By Minghe Hu
Wall Street expects the stock performance of Boeing Co. will overcome the turbulence of trade war with China because of strong market demand, although its stock price shows that investors have concerns.
The Chicago-based airplane behemoth is one of the largest commercial aircraft makers and defense contractors in the world. Its products include the narrow-body 737 family, the wide-body 787 family and KC-46 and Apache military aircraft.
Boeing’s revenue from China last year was $12 billion, compared with $10 billion in 2016. China accounted for 13 percent of Boeing’s total revenue in 2017. Last year, around 25 percent of Boeing’s aircraft were delivered to China. China will account for an average of 20 percent of Boeing’s annual deliveries each year over the next two decades, according to an April 4 note published by analyst Jeff Windau at Edward Jones.
On April 4, the Chinese government proposed a 25 percent tax on aircraft with an empty weight of 15,000kg to 45,000kg, including the 737 Next Generation airlines.
“Because the older 737 is nearing the end of production and wide-bodies are excluded, the tariff seems symbolic and likely a negotiating tactic,” wrote Chris Higgins, an analyst with Morningstar Equity Research, in a note published on April 4. He has a hold rating and $292 of 52-week price target.
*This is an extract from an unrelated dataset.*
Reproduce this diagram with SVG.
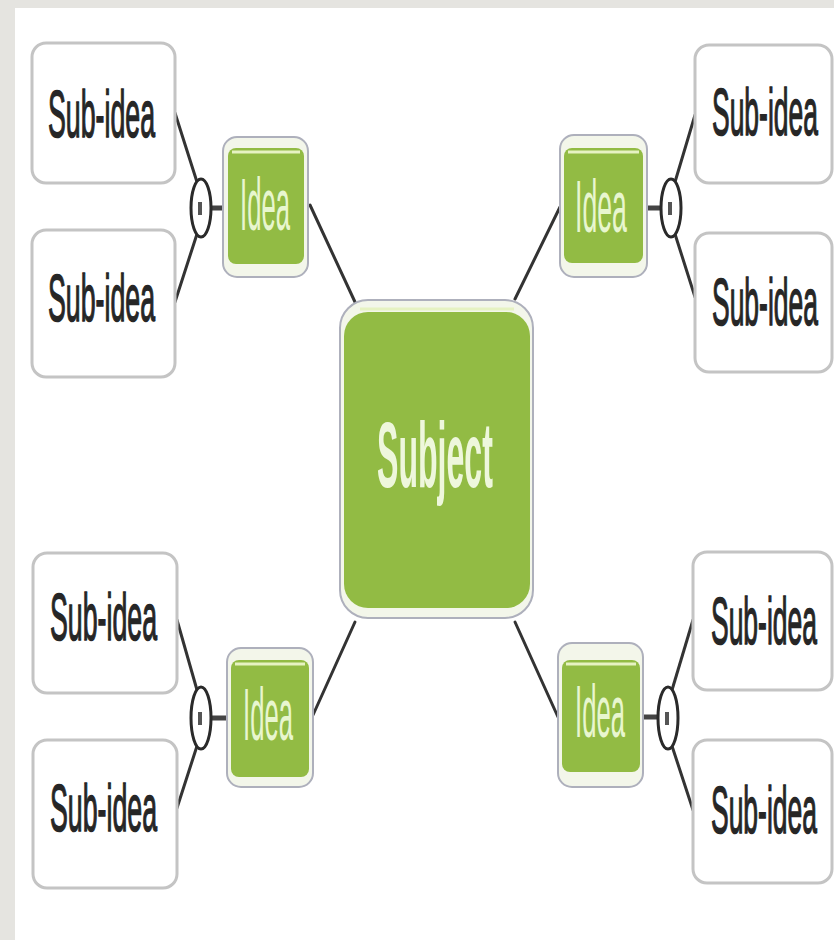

Higgins added China is targeting aircraft, the product that Chinese airlines have a high demand for, indicating that the dispute is getting tense.
Among 30 analysts who follow Boeing, 17 of them have a buy rating on the stock and 13 have a hold rating, according to Bloomberg. The 52-week price target is $387.07, according to Bloomberg. The stock closed at $329.06 on Tuesday. The stock’s 52-week range is $175.62 on April 13 and $362.64 on February 27.
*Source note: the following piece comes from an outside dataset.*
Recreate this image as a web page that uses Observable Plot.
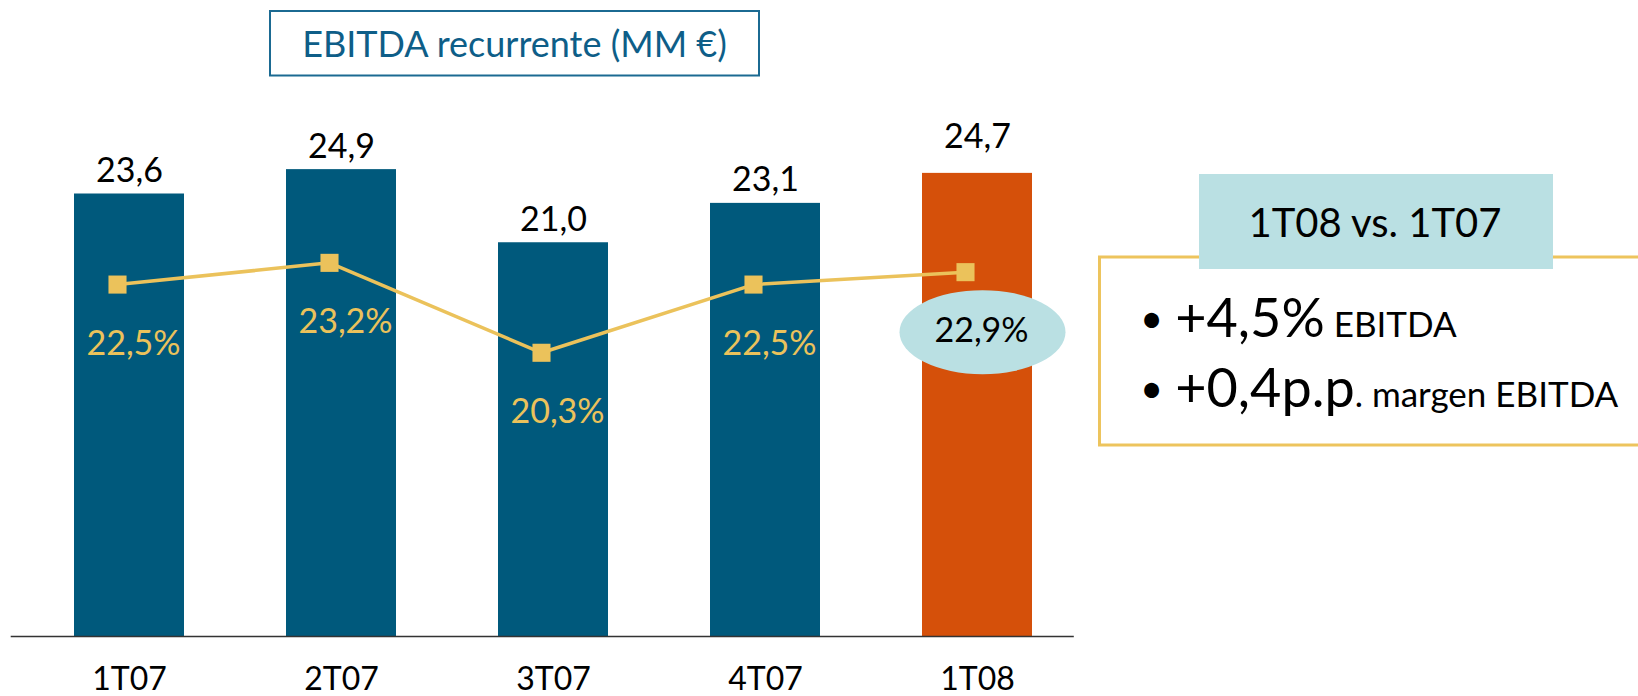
<!DOCTYPE html>
<html>
<head>
<meta charset="utf-8">
<script src="https://cdn.jsdelivr.net/npm/d3@7"></script>
<script src="https://cdn.jsdelivr.net/npm/@observablehq/plot@0.6"></script>
<style>
  html, body { margin: 0; padding: 0; background: #fff; }
  body { width: 1638px; height: 696px; position: relative; overflow: hidden; font-family: Lato, "Noto Sans", sans-serif; }
  #chart { position: absolute; left: 0; top: 0; }
  #overlay { position: absolute; left: 0; top: 0; pointer-events: none; }
</style>
</head>
<body>
<div id="chart"></div>
<svg id="overlay" width="1638" height="696" font-family="Lato, 'Noto Sans', sans-serif">
  <!-- title -->
  <rect x="270" y="11" width="489" height="64.5" fill="none" stroke="#1B6A92" stroke-width="2"></rect>
  <text id="title" x="514.5" y="57" text-anchor="middle" font-size="36" fill="#0E5E88"></text>
  <!-- summary panel -->
  <rect x="1099.5" y="257" width="600" height="188" fill="none" stroke="#EDC45D" stroke-width="3"></rect>
  <rect x="1199" y="174" width="354" height="95" fill="#BAE0E3"></rect>
  <text id="panelTitle" x="1375" y="237" text-anchor="middle" font-size="40" fill="#000"></text>
  <text id="bullet1" x="1140" y="337" font-size="54" fill="#000"></text>
  <text id="bullet2" x="1140" y="407" font-size="54" fill="#000"></text>
</svg>
<script>
// ---- data ----
const quarters = ["1T07", "2T07", "3T07", "4T07", "1T08"];
const ebitda = [23.6, 24.9, 21.0, 23.1, 24.7];      // MM €
const marginPct = [22.5, 23.2, 20.3, 22.5, 22.9];   // EBITDA margin %
const highlight = "1T08";
const titleText = "EBITDA recurrente (MM €)";
const panelTitle = "1T08 vs. 1T07";
const bullets = [
  { big: "+4,5%", small: " EBITDA" },
  { big: "+0,4p.p", small: ". margen EBITDA" }
];

// ---- styling ----
const BLUE = "#00597C", ORANGE = "#D5500A", GOLD = "#EBC25B", TEAL = "#BAE0E3";

const data = quarters.map((q, i) => ({
  q, ebitda: ebitda[i], margin: marginPct[i],
  color: q === highlight ? ORANGE : BLUE
}));

const fmt = v => v.toFixed(1).replace(".", ",");
// secondary (hidden) axis for the margin line, mapped onto the bar y units
const marginAxis = d3.scaleLinear([11.15, 30.5], [0, 32]);

const chart = Plot.plot({
  width: 1638,
  height: 696,
  marginTop: 36,
  marginBottom: 60,
  marginLeft: 21.7,
  marginRight: 553.2,
  style: { fontFamily: "Lato, 'Noto Sans', sans-serif", fontSize: "32px", color: "#000", background: "transparent" },
  x: { domain: quarters, paddingInner: 0.483, paddingOuter: 0.2415, align: 0.5, tickSize: 0, tickPadding: 31, label: null },
  y: { domain: [0, 32], axis: null },
  color: { type: "identity" },
  marks: [
    Plot.barY(data, { x: "q", y: "ebitda", fill: "color" }),
    Plot.ruleY([0], { stroke: "#333", strokeWidth: 1.5, insetLeft: -11, insetRight: 11 }),
    // highlight ellipse behind the 1T08 margin label
    Plot.dot(data.filter(d => d.q === highlight), {
      x: "q", y: d => marginAxis(d.margin), r: 42, fill: TEAL, stroke: "none", dx: 5, dy: 60,
      render(index, scales, values, dimensions, context, next) {
        const g = next(index, scales, values, dimensions, context);
        g.querySelectorAll("circle").forEach(c => {
          const e = document.createElementNS("http://www.w3.org/2000/svg", "ellipse");
          e.setAttribute("cx", c.getAttribute("cx"));
          e.setAttribute("cy", c.getAttribute("cy"));
          e.setAttribute("rx", 83);
          e.setAttribute("ry", 42);
          e.setAttribute("fill", TEAL);
          c.replaceWith(e);
        });
        return g;
      }
    }),
    Plot.line(data, { x: "q", y: d => marginAxis(d.margin), stroke: GOLD, strokeWidth: 3.5, dx: -12 }),
    Plot.dot(data, { x: "q", y: d => marginAxis(d.margin), symbol: "square", r: 10.2, fill: GOLD, stroke: "none", dx: -12 }),
    // value labels above bars
    Plot.text(data.filter(d => d.q !== highlight), { x: "q", y: "ebitda", text: d => fmt(d.ebitda), lineAnchor: "bottom", dy: -12, fontSize: 34, fill: "#000" }),
    Plot.text(data.filter(d => d.q === highlight), { x: "q", y: "ebitda", text: d => fmt(d.ebitda), lineAnchor: "bottom", dy: -25, fontSize: 34, fill: "#000" }),
    // margin labels
    Plot.text(data, { x: "q", y: d => marginAxis(d.margin), text: d => fmt(d.margin) + "%", lineAnchor: "bottom", dy: 70, dx: 4, fontSize: 34,
      fill: d => d.q === highlight ? "#000" : GOLD })
  ]
});
document.getElementById("chart").appendChild(chart);

// ---- overlay text ----
document.getElementById("title").textContent = titleText;
document.getElementById("panelTitle").textContent = panelTitle;
bullets.forEach((b, i) => {
  const t = d3.select("#bullet" + (i + 1));
  t.append("tspan").attr("font-size", 40).attr("dy", -4).text("•");
  t.append("tspan").attr("font-size", 54).attr("dy", 4).attr("dx", 12).text(b.big);
  t.append("tspan").attr("font-size", 35).text(b.small);
});
</script>
</body>
</html>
“The Boeing’s stock is going higher. I think the stock is definitely going to the highest $300 range,” said Tigress Financial Partners analyst Ivan Feinseth, who has a buy rating on the stock but doesn’t have a 52-week price target for the stock.
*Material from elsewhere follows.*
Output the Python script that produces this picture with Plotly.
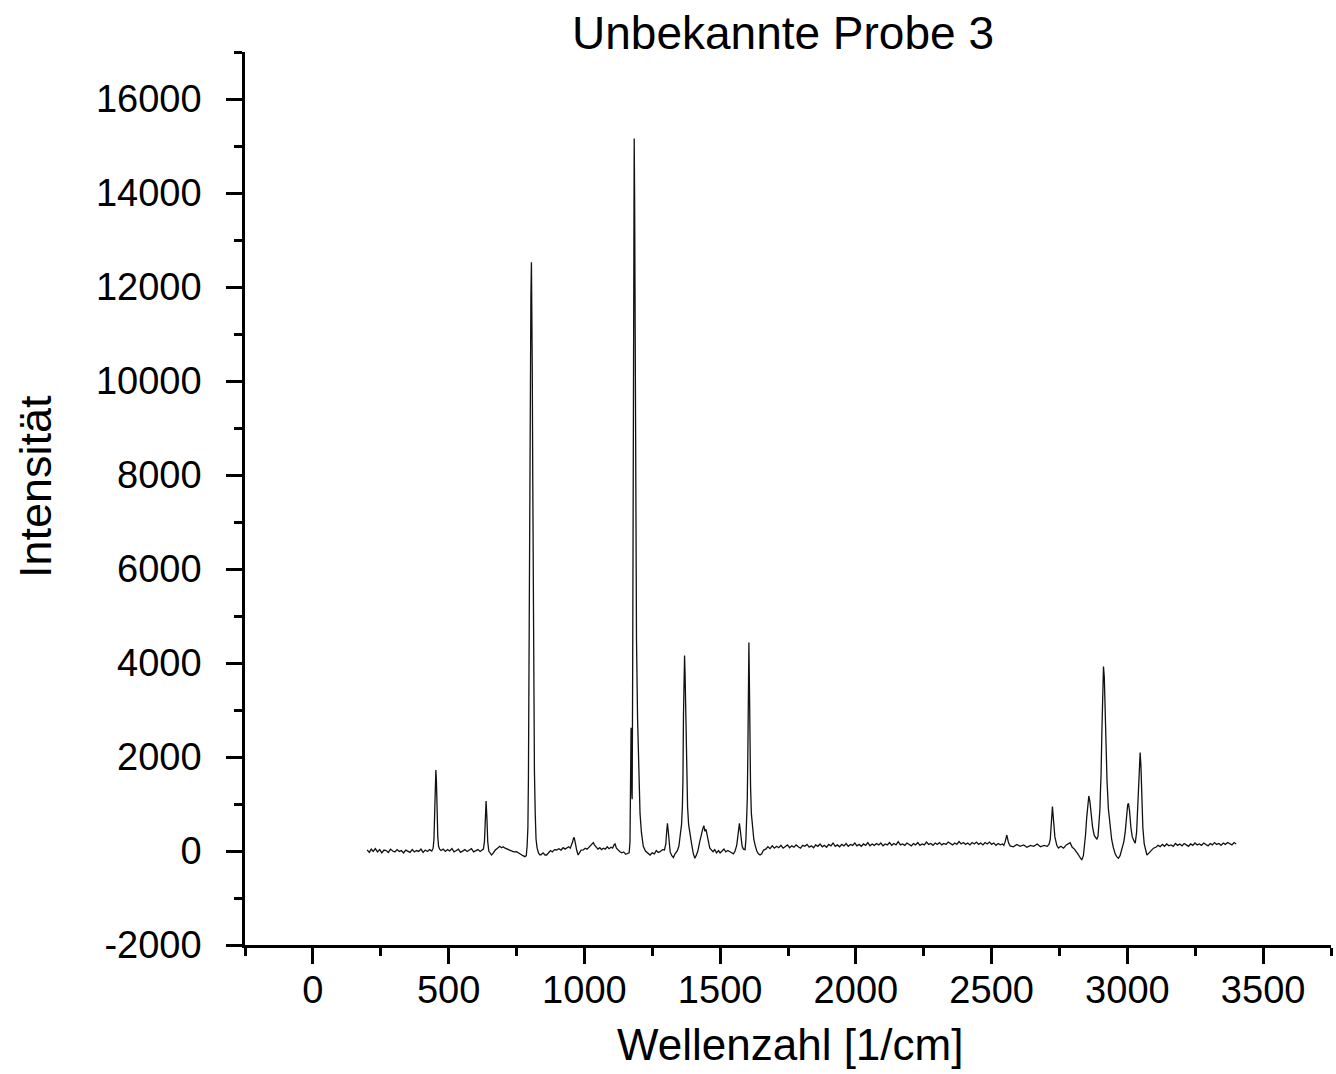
import plotly.graph_objects as go

# ---- Spectrum data (wavenumber in 1/cm, intensity) ----
wn_a = [200, 208, 215, 222, 230, 238, 246, 254, 262, 270, 278, 286, 294, 302, 310, 318, 326, 334, 342, 350,
        358, 366, 374, 382, 390, 398, 406, 414, 422, 430, 438,
        443, 446, 449, 451, 453, 455, 457, 460, 463, 467,
        472, 480, 488, 496, 504, 512, 520, 528, 536, 544, 552, 560, 568, 576, 584, 592, 600, 608, 616, 624,
        628, 632, 635, 638, 641, 644, 648, 653, 658,
        665, 672, 680, 688, 695, 701, 708, 716, 724, 732, 740, 750, 758, 766, 774, 781, 786]
int_a = [20, -30, 40, -10, 50, -20, 30, -40, 20, 10, -30, 40, 0, -20, 30, -10, 10, -40, 20, 0,
         -30, 30, -20, 10, -10, 40, -30, 20, -10, 30, 0,
         60, 250, 900, 1450, 1725, 1500, 900, 300, 100, 40,
         10, 40, -10, 30, 0, 50, -20, 20, 40, -30, 10, 30, -10, 20, 50, -20, 10, 30, -10, 20,
         40, 200, 700, 1065, 700, 200, 0, -60, -85,
         -40, 20, 60, 100, 70, 92, 60, 40, 20, 0, -20, -15, -50, -80, -100, -120, -100]

wn_b = [789, 792, 794, 795, 796, 797, 799, 801, 803, 805, 806, 808, 810, 812, 814, 816, 819, 822, 826, 831, 836,
        840, 848, 855, 861, 868, 875, 882, 890, 898, 906, 914, 922, 929, 935, 942, 948,
        953, 957, 960, 962, 965, 968, 972, 977,
        982, 988, 996, 1003, 1010, 1017, 1024, 1029, 1033, 1037, 1043, 1050, 1057, 1063, 1070, 1077, 1084,
        1091, 1098, 1104, 1109, 1113, 1118, 1124, 1131, 1138, 1145, 1152, 1160, 1165]
int_b = [100, 500, 1600, 3000, 4300, 4250, 7500, 10000, 11800, 12525, 12100, 10300, 7800, 5200, 3100, 1700, 800, 250, 60, -40, -80,
         -80, -40, -85, -85, -30, 10, -20, 30, 22, 50, 20, 70, 40, 60, 90, 60,
         120, 200, 270, 291, 220, 100, 10, -85,
         -30, 20, 22, 60, 40, 90, 120, 160, 180, 130, 80, 40, 70, 30, 60, 40, 90,
         50, 80, 60, 130, 150, 60, 20, -15, -40, -20, -70, -60, -40]

wn_c = [1168, 1170, 1172, 1173.5, 1175, 1176, 1178, 1180, 1182, 1183.5, 1185, 1187, 1189, 1192, 1196, 1200,
        1205, 1210, 1217, 1225, 1235, 1242, 1250, 1258, 1265, 1272, 1279, 1288, 1295,
        1300, 1303, 1306, 1309, 1312, 1316, 1322, 1328, 1334,
        1342, 1348, 1354, 1358, 1361, 1363, 1365, 1367, 1369, 1371, 1373, 1375, 1377, 1380, 1384, 1389,
        1395, 1401, 1407, 1413,
        1418, 1425, 1431, 1436, 1440, 1444, 1448, 1452, 1457, 1462, 1468, 1474, 1480, 1487, 1494, 1500,
        1507, 1514, 1521, 1528, 1536, 1542, 1549,
        1555, 1561, 1565, 1568, 1571, 1574, 1577, 1581, 1586, 1590,
        1592, 1595, 1598, 1600, 1602, 1604, 1606, 1608, 1610, 1612, 1615, 1619, 1624, 1629, 1635, 1641,
        1647, 1653, 1660]
int_c = [200, 1200, 2620, 2000, 1200, 1100, 4000, 9000, 13500, 15160, 14000, 11000, 7500, 4500, 2800, 1600,
         800, 400, 100, 0, -60, -85, -40, -60, 10, -30, -15, 30, 22,
         150, 400, 590, 420, 150, -20, -100, -140, -60,
         0, 100, 340, 570, 950, 1500, 2880, 3744, 4160, 3744, 2880, 2080, 1500, 950, 560, 330,
         150, -50, -155, -80,
         0, 200, 380, 470, 540, 420, 460, 300, 200, 60, 20, -15, 30, -40, 10, -40,
         0, 40, -20, 10, -15, -40, -60,
         0, 120, 300, 480, 590, 450, 250, 100, 40, 22,
         30, 250, 600, 1100, 2000, 3400, 4437, 3500, 2200, 1400, 800, 450, 250, 120, 0, -60,
         -85, -60, 20]

wn_d = [1668, 1676, 1684, 1692, 1700, 1708, 1716, 1724, 1732, 1740, 1748, 1756, 1764, 1772, 1780, 1788,
        1796, 1804, 1812, 1820, 1828, 1836, 1844, 1852, 1860, 1868, 1876, 1884, 1892, 1900, 1908, 1916,
        1924, 1932, 1940, 1948, 1956, 1964, 1972, 1980, 1988, 1996, 2004, 2012, 2020, 2028, 2036, 2044,
        2052, 2060, 2068, 2076, 2084, 2092, 2100, 2108, 2116, 2124, 2132, 2140, 2148, 2156, 2164, 2172,
        2180, 2188, 2196, 2204, 2212, 2220, 2228, 2236, 2244, 2252, 2260, 2268, 2276, 2284, 2292, 2300,
        2308, 2316, 2324, 2332, 2340, 2348, 2356, 2364, 2372, 2380, 2388, 2396, 2404, 2412, 2420, 2428,
        2436, 2444, 2452, 2460, 2468, 2476, 2484, 2492, 2500, 2508, 2516, 2524, 2532, 2540]
int_d = [40, 90, 50, 110, 60, 100, 70, 120, 60, 90, 130, 70, 110, 80, 130, 90,
         60, 120, 100, 140, 80, 110, 70, 130, 100, 150, 90, 120, 80, 140, 110, 170,
         100, 130, 90, 140, 110, 160, 100, 140, 120, 170, 110, 140, 100, 150, 120, 180,
         110, 150, 120, 160, 130, 170, 110, 150, 130, 180, 120, 160, 130, 200, 130, 150,
         120, 170, 140, 110, 160, 130, 180, 120, 150, 130, 190, 140, 160, 120, 170, 140,
         180, 130, 160, 140, 190, 150, 130, 170, 140, 200, 150, 180, 140, 170, 130, 180,
         150, 190, 140, 170, 130, 180, 150, 190, 140, 170, 120, 160, 130, 150]

wn_e = [2545, 2550, 2556, 2562, 2568, 2580, 2593, 2605, 2618, 2630, 2643, 2655, 2668, 2680, 2693, 2705, 2712,
        2716, 2720, 2724, 2728, 2733, 2740, 2746, 2755, 2765, 2775, 2789, 2797, 2805, 2815, 2825, 2832, 2838,
        2842, 2846, 2850, 2854, 2858, 2862, 2866, 2872, 2878, 2884, 2888, 2892, 2896,
        2899, 2901, 2903, 2906, 2909, 2912, 2915, 2918, 2921, 2925, 2930, 2936, 2942, 2948, 2955, 2962,
        2967, 2973, 2980, 2987,
        2992, 2997, 3001, 3004, 3008, 3013, 3018, 3024, 3029,
        3034, 3038, 3041, 3044, 3047, 3050, 3053, 3057, 3062, 3067, 3072, 3080, 3088, 3096]
int_e = [120, 200, 340, 180, 110, 90, 140, 100, 130, 80, 120, 100, 150, 90, 120, 100, 150,
         250, 600, 944, 650, 300, 120, 64, 100, 60, 130, 177, 80, 40, -40, -120, -192, -100,
         100, 350, 700, 1000, 1171, 1050, 800, 500, 330, 260, 249, 320, 600,
         900, 1300, 1600, 2500, 3400, 3926, 3700, 3000, 2200, 1500, 900, 500, 250, 80, -60, -130,
         -156, -100, 50, 200,
         400, 750, 980, 1016, 850, 500, 300, 220, 164,
         400, 900, 1500, 1950, 2094, 1800, 1100, 500, 150, 0, -85, -40, 20, 60]

wn_f = [3105, 3113, 3121, 3129, 3137, 3145, 3153, 3161, 3169, 3177, 3185, 3193, 3201, 3209, 3217, 3225,
        3233, 3241, 3249, 3257, 3265, 3273, 3281, 3289, 3297, 3305, 3313, 3321, 3329, 3337, 3345, 3353,
        3361, 3369, 3377, 3385, 3393, 3401]
int_f = [80, 120, 92, 140, 100, 150, 110, 130, 100, 160, 120, 150, 110, 160, 130, 100,
         150, 120, 170, 130, 150, 120, 170, 140, 110, 160, 130, 180, 140, 160, 120, 170,
         140, 180, 150, 130, 180, 150]

wavenumber = wn_a + wn_b + wn_c + wn_d + wn_e + wn_f
intensity = int_a + int_b + int_c + int_d + int_e + int_f

# ---- Axis ticks ----
x_tickvals = [0, 500, 1000, 1500, 2000, 2500, 3000, 3500]
x_ticktext = ["0", "500", "1000", "1500", "2000", "2500", "3000", "3500"]
y_tickvals = [-2000, 0, 2000, 4000, 6000, 8000, 10000, 12000, 14000, 16000]
y_ticktext = ["-2000", "0", "2000", "4000", "6000", "8000", "10000", "12000", "14000", "16000"]

title_text = "Unbekannte Probe 3"
x_title = "Wellenzahl [1/cm]"
y_title = "Intensität"

FONT = "Arial, Liberation Sans, Helvetica, sans-serif"

fig = go.Figure()
fig.add_trace(go.Scatter(
    x=wavenumber, y=intensity, mode="lines",
    line=dict(color="#111111", width=1.3),
    showlegend=False, hoverinfo="skip",
))

axis_common = dict(
    showline=True, linecolor="black", linewidth=2.5,
    showgrid=False, zeroline=False, mirror=False,
    ticks="outside", tickcolor="black", tickwidth=2.5,
    tickfont=dict(family=FONT, size=38, color="black"),
)

fig.update_layout(
    width=1336, height=1074,
    margin=dict(l=245, r=5, t=52, b=129),
    paper_bgcolor="white", plot_bgcolor="white",
    title=dict(text=title_text, x=783 / 1336, xanchor="center", y=1 - 33 / 1074, yanchor="middle",
               font=dict(family=FONT, size=46, color="black")),
    xaxis=dict(range=[-250, 3750], tickmode="array", tickvals=x_tickvals, ticktext=x_ticktext, ticklen=16,
               ticklabelstandoff=-6,
               minor=dict(dtick=250, tick0=0, ticklen=8, tickwidth=2.5, tickcolor="black", ticks="outside"),
               **axis_common),
    yaxis=dict(range=[-2000, 17000], tickmode="array", tickvals=y_tickvals, ticktext=y_ticktext, ticklen=16,
               ticklabelstandoff=17,
               minor=dict(dtick=1000, tick0=0, ticklen=8, tickwidth=2.5, tickcolor="black", ticks="outside"),
               **axis_common),
    annotations=[
        dict(text=x_title, xref="paper", yref="paper", x=(790 - 245) / 1086, y=(945 - 1044) / 893,
             xanchor="center", yanchor="middle", showarrow=False,
             font=dict(family=FONT, size=44, color="black")),
        dict(text=y_title, xref="paper", yref="paper", x=(35 - 245) / 1086, y=(945 - 487) / 893,
             xanchor="center", yanchor="middle", showarrow=False, textangle=-90,
             font=dict(family=FONT, size=45, color="black")),
    ],
)

fig.write_html("out.html")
Boeing announced a strong performance in January for its quarter ended Dec 31. Net income soared to $3.1 billion, or $5.18 per diluted share, from $1.6 billion, or $2.59 per diluted share a year earlier, exceeding Wall Street’s expectation of $2.89 per diluted share. Revenue increased 9 percent to $25.37 billion from $23.28 billion, reflecting a record 763 commercial deliveries in 2017, up from 748 in 2016.
Edward Jones analyst Windau, who has a buy rating but no 52-week price target, said the potential increases of material prices caused by trade tensions would raise costs for Boeing, as steel and aluminum are the materials used for its production.
Windau said the increased production of the 737 MAX, which is the successor for the 737 program, will generate cash for the company and is the primary driver for Boeing’s stock because the higher delivery volumes enable Boeing to get a lower price on machine parts and assemblies from its suppliers.
The ramp up of 737 MAX series, increased from 47 units to 52 units a month in 2018, will increase to 57 units a month in 2019, said CEO Dennis Muilenburg in the fourth quarter conference call.
The higher 737 series production will add $1 billion in the company’s pretax earnings, and it is driving growth for the company beyond 2020, wrote Seth M. Seifman at JPMorgan in a note published on Jan. 31 with a buy rating and of 52-week price target of $400.
Boeing reported a backlog of $488 billion January, which represents about seven years of production, including a record 5,864 units of commercial aircraft.
The future product 777X, the largest twin-engine jet in the world, will also attract orders for the company. Although the first scheduled deliveries will be in 2020, Boeing already has 340 orders for the 777X program.
“The trajectory of 777 cash flow is a wild card with 777X to enter service in 2020. The program should be a use of cash very early in the 2020s, and the improvement will be important,” wrote Seifman.
Feinseth at Tigress Financial Partners said the strong commercial airplane demand would skyrocket Boeing’s stock in 12 to 24 months.
Driven by global economic growth, passenger traffic this year is estimated to grow around 6 percent, adding about 200 million passengers to the market, according to the Boeing’s presentation of the fourth quarter earnings call. At the same time, the number of 737 MAX planes being produced is far below the demand.
“Well, to illustrate how strong the demand is, if you wanted a Boeing 737 Max today, I couldn’t deliver you one until 2023,” said Randy Tinseth, the vice president of marketing for Boeing Commercial Airplanes, in Bank of America Merrill Lynch Global Industrials Conference on March 20.